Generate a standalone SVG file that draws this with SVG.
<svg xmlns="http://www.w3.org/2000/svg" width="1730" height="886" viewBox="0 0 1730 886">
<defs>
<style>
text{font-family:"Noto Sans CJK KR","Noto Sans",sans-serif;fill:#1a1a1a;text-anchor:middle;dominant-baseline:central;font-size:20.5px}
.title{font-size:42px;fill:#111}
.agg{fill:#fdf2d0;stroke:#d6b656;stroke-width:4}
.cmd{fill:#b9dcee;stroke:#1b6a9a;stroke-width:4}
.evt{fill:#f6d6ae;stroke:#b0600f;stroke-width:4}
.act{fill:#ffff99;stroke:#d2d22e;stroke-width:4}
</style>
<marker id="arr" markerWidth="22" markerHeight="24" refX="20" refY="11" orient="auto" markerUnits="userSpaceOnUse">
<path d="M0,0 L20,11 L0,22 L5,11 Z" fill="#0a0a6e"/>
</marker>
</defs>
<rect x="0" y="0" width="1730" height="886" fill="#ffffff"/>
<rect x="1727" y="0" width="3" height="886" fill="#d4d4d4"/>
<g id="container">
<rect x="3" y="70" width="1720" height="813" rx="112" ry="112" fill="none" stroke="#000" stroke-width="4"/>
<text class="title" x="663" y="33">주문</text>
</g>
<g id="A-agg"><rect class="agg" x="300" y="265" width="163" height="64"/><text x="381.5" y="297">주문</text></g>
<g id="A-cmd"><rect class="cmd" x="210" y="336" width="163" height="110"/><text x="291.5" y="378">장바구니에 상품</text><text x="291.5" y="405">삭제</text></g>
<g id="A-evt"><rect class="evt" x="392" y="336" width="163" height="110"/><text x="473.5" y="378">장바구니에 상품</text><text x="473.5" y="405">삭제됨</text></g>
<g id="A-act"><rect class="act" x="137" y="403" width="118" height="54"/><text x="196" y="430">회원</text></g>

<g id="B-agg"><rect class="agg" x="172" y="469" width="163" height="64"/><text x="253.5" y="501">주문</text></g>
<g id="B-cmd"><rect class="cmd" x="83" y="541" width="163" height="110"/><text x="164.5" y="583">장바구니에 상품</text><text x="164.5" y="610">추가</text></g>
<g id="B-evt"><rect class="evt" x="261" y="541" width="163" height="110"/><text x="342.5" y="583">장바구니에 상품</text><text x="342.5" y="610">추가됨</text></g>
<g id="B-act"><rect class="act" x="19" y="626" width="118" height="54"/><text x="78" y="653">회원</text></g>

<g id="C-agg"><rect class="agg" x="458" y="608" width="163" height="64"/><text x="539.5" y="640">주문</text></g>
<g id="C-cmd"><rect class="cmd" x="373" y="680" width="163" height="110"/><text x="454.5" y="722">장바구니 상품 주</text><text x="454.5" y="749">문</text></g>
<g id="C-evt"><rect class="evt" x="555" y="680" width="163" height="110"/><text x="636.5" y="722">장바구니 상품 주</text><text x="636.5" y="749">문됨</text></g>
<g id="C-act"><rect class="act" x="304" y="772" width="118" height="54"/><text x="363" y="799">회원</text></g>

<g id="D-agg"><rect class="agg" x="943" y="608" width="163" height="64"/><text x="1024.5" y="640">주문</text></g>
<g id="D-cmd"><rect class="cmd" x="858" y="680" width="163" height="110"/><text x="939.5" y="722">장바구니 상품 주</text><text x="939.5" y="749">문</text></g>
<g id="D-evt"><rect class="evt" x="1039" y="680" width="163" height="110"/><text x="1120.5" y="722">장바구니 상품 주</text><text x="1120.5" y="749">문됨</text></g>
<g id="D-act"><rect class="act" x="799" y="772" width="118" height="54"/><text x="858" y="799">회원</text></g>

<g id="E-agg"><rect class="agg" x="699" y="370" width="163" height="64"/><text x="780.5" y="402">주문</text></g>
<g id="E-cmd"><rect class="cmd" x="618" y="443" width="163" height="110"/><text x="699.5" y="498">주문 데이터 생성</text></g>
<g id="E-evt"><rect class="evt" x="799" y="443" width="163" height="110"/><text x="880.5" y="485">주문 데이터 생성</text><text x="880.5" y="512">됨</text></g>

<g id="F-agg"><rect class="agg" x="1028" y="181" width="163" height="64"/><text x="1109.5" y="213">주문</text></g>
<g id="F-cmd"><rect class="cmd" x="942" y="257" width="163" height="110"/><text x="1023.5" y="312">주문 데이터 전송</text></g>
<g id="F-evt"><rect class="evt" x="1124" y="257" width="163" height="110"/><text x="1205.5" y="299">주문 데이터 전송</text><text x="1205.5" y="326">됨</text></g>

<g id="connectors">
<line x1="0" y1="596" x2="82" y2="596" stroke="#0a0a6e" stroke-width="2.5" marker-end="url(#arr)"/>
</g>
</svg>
--
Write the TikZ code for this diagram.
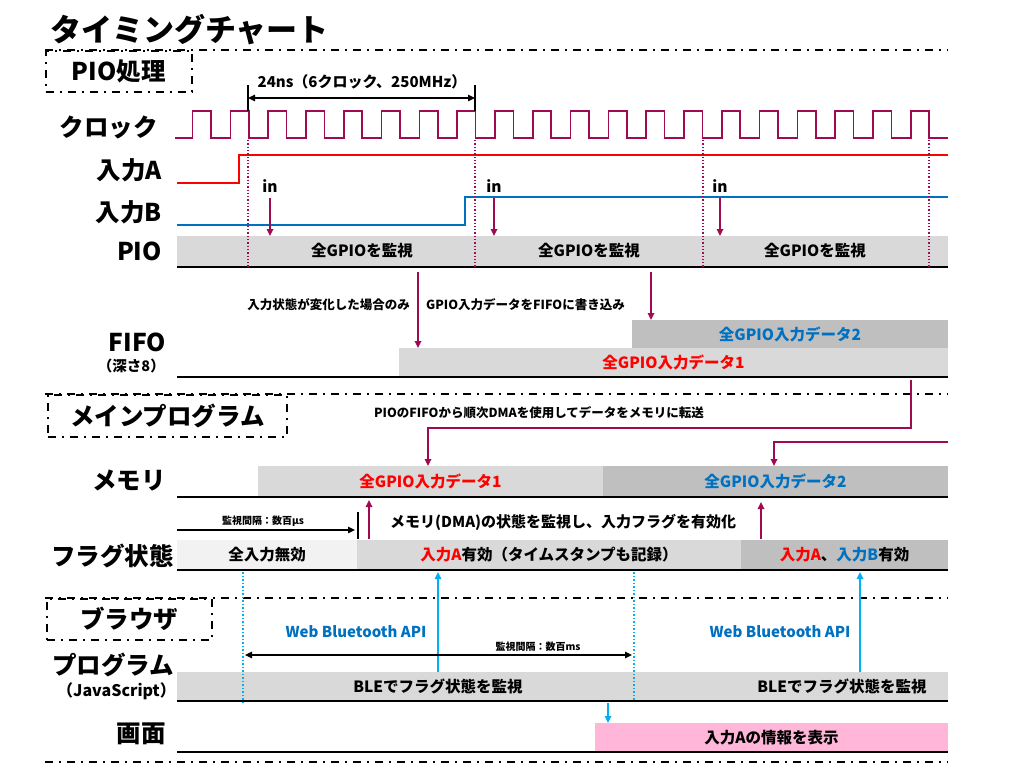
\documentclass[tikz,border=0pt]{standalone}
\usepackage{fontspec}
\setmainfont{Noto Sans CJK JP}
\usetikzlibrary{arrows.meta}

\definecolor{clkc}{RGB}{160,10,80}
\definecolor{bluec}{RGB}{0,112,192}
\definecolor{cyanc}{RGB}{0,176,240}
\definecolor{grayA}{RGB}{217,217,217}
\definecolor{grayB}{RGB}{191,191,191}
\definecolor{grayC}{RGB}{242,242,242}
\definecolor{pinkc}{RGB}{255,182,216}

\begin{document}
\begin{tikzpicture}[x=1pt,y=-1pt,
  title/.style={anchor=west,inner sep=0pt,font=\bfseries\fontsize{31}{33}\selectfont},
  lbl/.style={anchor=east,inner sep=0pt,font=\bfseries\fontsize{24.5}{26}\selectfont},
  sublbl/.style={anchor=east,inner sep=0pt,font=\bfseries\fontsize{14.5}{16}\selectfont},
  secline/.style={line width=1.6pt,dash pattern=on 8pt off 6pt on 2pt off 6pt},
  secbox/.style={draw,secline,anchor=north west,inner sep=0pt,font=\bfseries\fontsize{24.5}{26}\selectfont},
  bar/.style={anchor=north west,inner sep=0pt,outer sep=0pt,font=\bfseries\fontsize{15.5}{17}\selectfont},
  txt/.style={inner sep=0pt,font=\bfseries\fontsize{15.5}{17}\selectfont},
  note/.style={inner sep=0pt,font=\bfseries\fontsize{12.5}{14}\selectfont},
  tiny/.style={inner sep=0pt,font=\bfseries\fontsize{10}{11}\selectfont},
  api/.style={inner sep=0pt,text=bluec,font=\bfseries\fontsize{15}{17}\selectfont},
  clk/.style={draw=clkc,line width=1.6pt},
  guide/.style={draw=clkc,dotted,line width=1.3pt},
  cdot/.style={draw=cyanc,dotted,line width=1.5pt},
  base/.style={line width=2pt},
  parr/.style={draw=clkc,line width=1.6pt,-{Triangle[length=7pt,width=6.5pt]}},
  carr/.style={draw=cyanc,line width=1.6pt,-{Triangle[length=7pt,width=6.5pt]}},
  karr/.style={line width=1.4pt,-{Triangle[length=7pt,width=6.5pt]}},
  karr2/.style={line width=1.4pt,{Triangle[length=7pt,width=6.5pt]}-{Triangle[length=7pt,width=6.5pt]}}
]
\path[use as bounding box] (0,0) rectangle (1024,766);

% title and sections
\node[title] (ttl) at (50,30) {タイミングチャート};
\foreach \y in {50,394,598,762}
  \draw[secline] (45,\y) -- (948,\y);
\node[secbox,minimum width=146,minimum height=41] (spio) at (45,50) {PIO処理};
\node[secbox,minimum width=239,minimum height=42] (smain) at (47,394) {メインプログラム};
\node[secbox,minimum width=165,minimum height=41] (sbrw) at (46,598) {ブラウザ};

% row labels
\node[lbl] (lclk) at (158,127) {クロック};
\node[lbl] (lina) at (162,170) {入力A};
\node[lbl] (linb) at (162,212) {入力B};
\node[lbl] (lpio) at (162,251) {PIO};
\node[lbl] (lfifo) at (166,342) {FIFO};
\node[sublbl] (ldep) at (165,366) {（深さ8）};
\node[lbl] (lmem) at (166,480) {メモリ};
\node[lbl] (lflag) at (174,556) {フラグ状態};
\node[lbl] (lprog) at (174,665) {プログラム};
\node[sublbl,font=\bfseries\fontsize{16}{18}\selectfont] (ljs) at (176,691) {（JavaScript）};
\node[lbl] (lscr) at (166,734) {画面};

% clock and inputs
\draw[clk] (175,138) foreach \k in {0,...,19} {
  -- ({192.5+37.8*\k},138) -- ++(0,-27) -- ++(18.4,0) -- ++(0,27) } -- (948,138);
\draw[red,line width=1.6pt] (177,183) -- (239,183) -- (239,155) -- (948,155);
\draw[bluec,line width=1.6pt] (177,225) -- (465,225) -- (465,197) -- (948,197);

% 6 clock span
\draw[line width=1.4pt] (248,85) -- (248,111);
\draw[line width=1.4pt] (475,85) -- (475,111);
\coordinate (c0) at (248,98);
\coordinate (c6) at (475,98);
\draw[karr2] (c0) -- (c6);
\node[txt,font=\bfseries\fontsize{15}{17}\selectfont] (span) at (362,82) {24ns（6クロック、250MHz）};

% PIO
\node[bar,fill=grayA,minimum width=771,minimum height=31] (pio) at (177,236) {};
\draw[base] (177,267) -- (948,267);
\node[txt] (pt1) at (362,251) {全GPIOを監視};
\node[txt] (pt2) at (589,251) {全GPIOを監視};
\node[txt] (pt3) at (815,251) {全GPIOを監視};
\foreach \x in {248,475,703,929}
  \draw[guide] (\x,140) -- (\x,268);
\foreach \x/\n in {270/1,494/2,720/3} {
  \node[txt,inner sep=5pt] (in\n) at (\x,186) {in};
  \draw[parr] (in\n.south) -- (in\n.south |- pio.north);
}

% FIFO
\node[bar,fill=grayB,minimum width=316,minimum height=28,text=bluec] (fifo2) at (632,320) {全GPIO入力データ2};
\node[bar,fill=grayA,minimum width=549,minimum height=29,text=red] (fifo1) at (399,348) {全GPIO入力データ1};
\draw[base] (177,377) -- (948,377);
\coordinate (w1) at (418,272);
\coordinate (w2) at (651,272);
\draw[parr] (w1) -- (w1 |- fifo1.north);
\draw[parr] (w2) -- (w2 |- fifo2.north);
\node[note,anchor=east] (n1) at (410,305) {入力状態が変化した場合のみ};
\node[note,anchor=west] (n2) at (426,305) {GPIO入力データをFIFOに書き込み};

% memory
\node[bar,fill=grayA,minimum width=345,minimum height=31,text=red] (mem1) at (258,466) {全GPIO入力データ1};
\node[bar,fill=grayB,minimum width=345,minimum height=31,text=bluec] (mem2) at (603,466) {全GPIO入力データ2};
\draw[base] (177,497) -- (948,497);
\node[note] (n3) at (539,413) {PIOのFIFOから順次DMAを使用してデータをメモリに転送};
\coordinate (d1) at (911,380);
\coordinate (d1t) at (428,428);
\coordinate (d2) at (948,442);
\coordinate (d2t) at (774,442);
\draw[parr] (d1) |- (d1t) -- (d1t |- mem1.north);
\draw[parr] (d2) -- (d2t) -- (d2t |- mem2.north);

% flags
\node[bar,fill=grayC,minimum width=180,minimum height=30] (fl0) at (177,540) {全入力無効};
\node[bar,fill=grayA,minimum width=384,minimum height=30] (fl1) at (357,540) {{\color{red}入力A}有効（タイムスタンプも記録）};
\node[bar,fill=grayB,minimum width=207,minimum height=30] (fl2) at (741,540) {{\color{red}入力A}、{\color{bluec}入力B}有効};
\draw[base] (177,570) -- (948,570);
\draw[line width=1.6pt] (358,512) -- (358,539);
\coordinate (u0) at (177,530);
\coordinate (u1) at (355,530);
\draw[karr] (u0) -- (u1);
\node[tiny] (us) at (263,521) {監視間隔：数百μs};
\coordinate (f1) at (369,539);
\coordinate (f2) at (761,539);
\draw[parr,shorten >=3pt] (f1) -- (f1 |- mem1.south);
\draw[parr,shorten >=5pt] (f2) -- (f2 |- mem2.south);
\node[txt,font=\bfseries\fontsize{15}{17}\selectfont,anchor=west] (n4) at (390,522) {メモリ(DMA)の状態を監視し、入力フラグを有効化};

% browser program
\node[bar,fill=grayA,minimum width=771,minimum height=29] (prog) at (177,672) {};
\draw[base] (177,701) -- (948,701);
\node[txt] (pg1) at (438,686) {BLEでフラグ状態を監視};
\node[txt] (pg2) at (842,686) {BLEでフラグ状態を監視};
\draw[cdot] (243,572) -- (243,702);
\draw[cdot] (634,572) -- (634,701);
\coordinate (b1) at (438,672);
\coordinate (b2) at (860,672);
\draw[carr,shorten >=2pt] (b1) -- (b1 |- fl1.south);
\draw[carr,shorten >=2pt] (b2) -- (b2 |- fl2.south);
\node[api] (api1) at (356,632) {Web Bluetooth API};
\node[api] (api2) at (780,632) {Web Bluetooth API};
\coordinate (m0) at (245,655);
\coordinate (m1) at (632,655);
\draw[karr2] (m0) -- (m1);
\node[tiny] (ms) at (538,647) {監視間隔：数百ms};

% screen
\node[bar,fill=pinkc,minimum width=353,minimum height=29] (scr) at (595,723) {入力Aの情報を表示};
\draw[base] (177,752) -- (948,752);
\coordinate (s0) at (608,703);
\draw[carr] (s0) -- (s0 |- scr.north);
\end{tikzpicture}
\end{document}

Do this: Return only those lines of the records that contain the string "standalone".

Response:
Generate a standalone SVG file that draws this with SVG.
\documentclass[tikz,border=0pt]{standalone}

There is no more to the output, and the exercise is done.